RBC’s presentation claimed that one of its valuations was based on Wall Street analysts’ “consensus projections” of Rural/Metro’s 2010 adjusted EBITDA, a pretax earnings figure. However, the valuation had nothing to do with analysts’ research or a “consensus” view; instead, it was Rural/Metro’s actual 2010 adjusted EBITDA of $69.8 million.
Rural/Metro’s proxy statement included a summary of RBC’s valuation analysis, including the false statement that RBC used “Wall Street research analyst consensus projections” for 2010 “consensus” adjusted EBITDA. Not only was the proxy statement false, it was also misleading, since it would lead shareholders to believe the analysis reflected the “consensus” calculation of $76.8 million.

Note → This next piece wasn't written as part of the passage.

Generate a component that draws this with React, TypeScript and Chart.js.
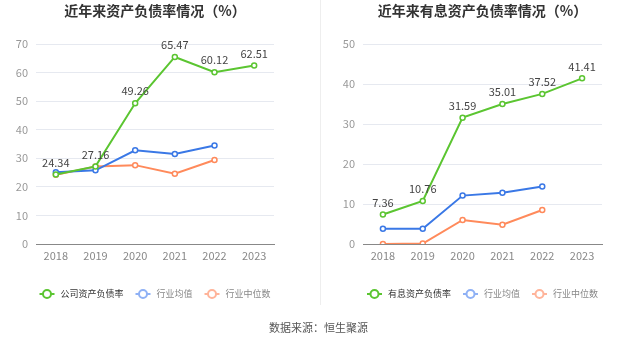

The SEC also said RBC caused the proxy statement to include a misleading disclosure suggesting that RBC had relied on another valuation analysis in its fairness presentation to Rural/Metro’s board when it did not use that analysis for valuation purposes.
Without admitting or denying the SEC’s findings, RBC agreed to the SEC’s order and to pay $500,000 in disgorgement, $77,759 in interest and a $2 million penalty.
SEC Charges ‘Green Tech’ Company with Fraud
A California company and two executives purporting to manufacture environmentally friendly building materials have been charged by the SEC with using baseless financial projections and other misleading statements to defraud investors.
According to the agency, Enviro Board Corp. and its co-chairmen/CEOs Glenn Camp and William Peiffer raised approximately $6 million from investors during a four-year period by using documents predicting company earnings ranging from $18 million to $95 million per year.